Masking Credit Cards (Privacy). To ensure PCI compliance, you must mask card numbers in the browser before they are transmitted. The RegEx: \b(?:\d[ -]*?){13,16}\b

The expression looks for 13 to 16 digits that might be separated by spaces or hyphens. In Privacy configurations, you would map this RegEx to a maskType (e.g., replacing digits with X).

Capturing Error Messages. If the site you are working with returns error messages in a consistent UI component:

The Data: <div class="error-msg">Invalid Promo Code: SPRING20</div> The RegEx: <div class="error-msg">([^<]+)</div>

The expression locates the opening div and captures everything until it hits the next < character.

Best Practices

Test & Event Tester

It is important to always deploy any significant expressions or updates to expression in a testing environment, pre-production for thorough testing prior to moving into production. Discover provides the Event Tester execute expression against real session data in regard to Hit Attributes and/or Events.

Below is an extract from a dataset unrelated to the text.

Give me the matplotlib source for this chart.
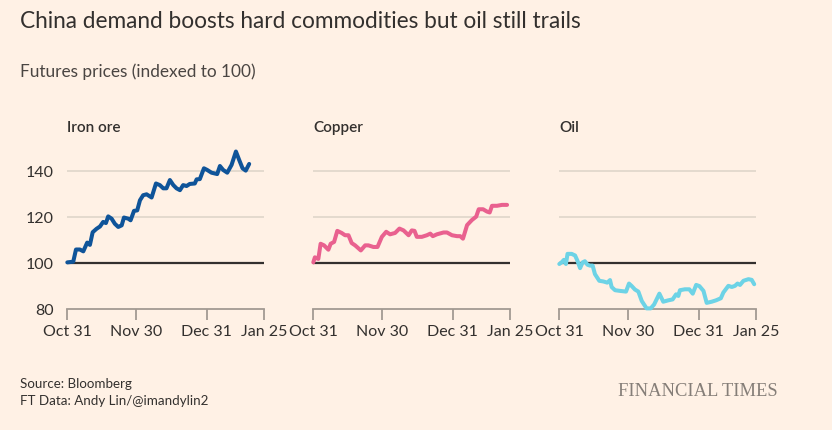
import matplotlib
matplotlib.use('Agg')
import matplotlib.pyplot as plt
import pandas as pd

# ---------------- data ----------------
start_date = '2024-10-31'
end_date = '2025-01-25'
tick_dates = ['2024-10-31', '2024-11-30', '2024-12-31', '2025-01-25']
tick_labels = ['Oct 31', 'Nov 30', 'Dec 31', 'Jan 25']
y_ticks = [80, 100, 120, 140]
y_tick_labels = ['80', '100', '120', '140']

panel_titles = ['Iron ore', 'Copper', 'Oil']

# day offsets from Oct 31 and indexed values
iron_days = [0, 2.6, 3.8, 5.5, 7, 8.7, 9.9, 11.1, 12.8, 14.3, 15.7, 16.9, 17.9, 19.4,
             20.8, 22.3, 23.8, 24.8, 26.7, 27.7, 29.2, 30.6, 31.8, 33.2, 34.7, 36.9,
             38.8, 40.5, 42, 43.4, 44.9, 46.4, 47.8, 49.3, 50.7, 52.2, 53.6, 55.8,
             56.6, 58, 59.8, 61.2, 63.1, 65.6, 66.8, 68.2, 70, 71.9, 73.8, 75.2,
             76.7, 78.1, 79.6]
iron_vals = [100.4, 100.7, 106, 106, 105.2, 109, 108, 113.5, 115, 116, 118, 117.5,
             120.4, 119.4, 117.2, 115.8, 116.5, 119.9, 119.4, 118.7, 122.8, 123,
             127.4, 129.6, 130, 128.6, 134.7, 134, 132.6, 132.6, 136.2, 134, 132.6,
             131.8, 134, 133.6, 134.5, 134.7, 136.5, 136.6, 141.3, 140.6, 139.4,
             138.8, 142.3, 140.6, 139.4, 142.8, 148.6, 145, 141.3, 140.3, 143.2]

copper_days = [0, 0.7, 2.2, 3.2, 4.7, 6.6, 7.6, 9.1, 10.5, 12.4, 13.9, 15.4, 16.8,
               18.3, 20.8, 22.7, 24.1, 26.3, 28.1, 30, 31.9, 33.6, 35.8, 37.7, 39.5,
               41.7, 43.1, 44.3, 45.3, 47.5, 49.7, 51.2, 52.3, 54.1, 57, 58.5, 60.7,
               62.9, 64.3, 65.5, 67.3, 69.4, 71.3, 72.4, 74.3, 76, 77.2, 78.2, 80.4,
               82.6, 84.8]
copper_vals = [100.4, 102.6, 101.9, 108.5, 107.8, 105.9, 108.5, 109.3, 114.1, 113.2,
               112.2, 112.2, 108.8, 107.8, 105.6, 107.8, 107.8, 107.1, 107.1, 111.5,
               113.7, 112.6, 113.2, 115.1, 114.3, 112.2, 114.3, 114.1, 111.5, 111.5,
               112.2, 112.9, 111.8, 112.6, 113.4, 113.4, 112.2, 111.8, 111.8, 110.7,
               116.6, 118.8, 120.3, 123.5, 123.5, 122.5, 122.1, 125, 125, 125.4, 125.4]

oil_days = [0, 1, 2, 2.9, 3.6, 5.4, 6.9, 7.9, 9.1, 10.2, 11.2, 12.3, 13.4, 14.6, 15.6,
            17.5, 19.3, 21, 22.2, 22.9, 24.4, 26.6, 29.2, 30.5, 31.7, 33.1, 34.6,
            36.1, 38.2, 40, 41.5, 43.8, 45.5, 47.7, 49.6, 51.1, 52.1, 52.8, 55, 56.9,
            58.4, 59.9, 61.3, 63.1, 64.5, 66.7, 68.6, 70.7, 71.8, 74, 75.5, 76.9, 78,
            79.1, 80.6, 82.8, 84.2, 85.3]
oil_vals = [99.7, 100.4, 101.5, 99.7, 104.1, 104.1, 103.4, 101.2, 97.9, 100.4, 100.9,
            99.4, 99, 99, 95.3, 92.4, 92.1, 91.6, 92.7, 89.7, 88.3, 88, 87.7, 91.2,
            90.1, 88.6, 87.7, 83.6, 80.4, 80.4, 82.1, 86.8, 83.3, 83.9, 84.3, 86.5,
            85.8, 88.3, 88.7, 88.7, 86.8, 90.6, 90.1, 88, 82.8, 83.3, 83.9, 84.8, 87.3,
            90.2, 89.7, 90.2, 91.2, 90.6, 92.4, 93.1, 92.8, 90.9]

series_days = [iron_days, copper_days, oil_days]
series_vals = [iron_vals, copper_vals, oil_vals]
series_colors = ['#0f5499', '#e9618f', '#6dd3e6']

# ---------------- style ----------------
BG = '#fff1e5'
TEXT = '#33302e'
GRID = '#ddd3c8'
AXIS = '#a39a92'
FONT = ['Lato', 'DejaVu Sans']
plt.rcParams['font.family'] = FONT

W, H = 832, 430
fig = plt.figure(figsize=(W / 100, H / 100), dpi=100, facecolor=BG)

def fx(px):
    return px / W

def fy(py):
    return 1 - py / H

panel_left = [67.3, 313.3, 559.3]
panel_width = 196.5
y_bottom_px = 309.3
y_top_px = 148.3
ymin, ymax = 80, 150

start = pd.Timestamp(start_date)
end = pd.Timestamp(end_date)
tick_pos = [(pd.Timestamp(d) - start).days for d in tick_dates]
xmax = (end - start).days

for i in range(3):
    ax = fig.add_axes([fx(panel_left[i]), fy(y_bottom_px), panel_width / W,
                       (y_bottom_px - y_top_px) / H])
    ax.set_facecolor('none')
    ax.set_xlim(0, xmax)
    ax.set_ylim(ymin, ymax)
    for s in ['top', 'right', 'left']:
        ax.spines[s].set_visible(False)
    ax.spines['bottom'].set_color(AXIS)
    ax.spines['bottom'].set_linewidth(1.3)
    for yv in y_ticks[2:]:
        ax.axhline(yv, color=GRID, lw=1.1, zorder=1)
    ax.axhline(100, color=TEXT, lw=1.6, zorder=2)
    ax.plot(series_days[i], series_vals[i], color=series_colors[i], lw=2.9,
            solid_capstyle='round', solid_joinstyle='round', zorder=3, clip_on=False)
    ax.set_xticks(tick_pos)
    ax.set_xticklabels(tick_labels)
    ax.tick_params(axis='x', length=8, width=1.3, color=AXIS, pad=3.5,
                   labelsize=11.5, labelcolor=TEXT)
    ax.set_yticks(y_ticks)
    if i == 0:
        ax.set_yticklabels(y_tick_labels)
        ax.tick_params(axis='y', length=0, pad=9.5, labelsize=11.5, labelcolor=TEXT)
    else:
        ax.tick_params(axis='y', length=0, labelleft=False)
    fig.text(fx(panel_left[i]), fy(128), panel_titles[i], fontsize=11,
             fontweight='semibold', color=TEXT, va='center', ha='left')

fig.text(fx(20), fy(22), 'China demand boosts hard commodities but oil still trails',
         fontsize=16.3, color=TEXT, va='center', ha='left')
fig.text(fx(20), fy(72), 'Futures prices (indexed to 100)', fontsize=12.4,
         color='#4a4542', va='center', ha='left')
fig.text(fx(20), fy(384), 'Source: Bloomberg', fontsize=9.6, color=TEXT,
         va='center', ha='left')
fig.text(fx(20), fy(401), 'FT Data: Andy Lin/@imandylin2', fontsize=9.6, color=TEXT,
         va='center', ha='left')
fig.text(fx(778), fy(391), 'FINANCIAL TIMES', fontsize=13.3, color='#857e78',
         family=['Liberation Serif', 'DejaVu Serif'], va='center', ha='right')

fig.savefig('out.png', dpi=100, facecolor=BG)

  1. Explore your expression in tools/services such as regexr or regex101
  2. Use Event Tester to ensure you are getting the right results
  3. Deploy into a pre-production environment for testing

.* pattern

The pattern .* tells the engine within Discover to match everything. In a large HTML response, this can cause "backtracking," where the engine tries every possible combination, slowing down any processing. Be specific. Use [^"]+ (everything except a quote) or \d+ (only digits) instead of .+.

Anchor

Anchor expressions where possible, use anchors to tell the engine where to start looking.

  • ^ (Start of string)
  • $ (End of string)
  • Example: If searching for a URL path, use ^/checkout/confirmation rather than just checkout/confirmation.

Non-Capturing Groups

Use Non-Capturing Groups. If you need to group parts of a RegEx but don't need to extract the value, use (?:...).

  • Example: (?:https|http):// is faster than (https|http):// because the system doesn't have to "save" the result for later use.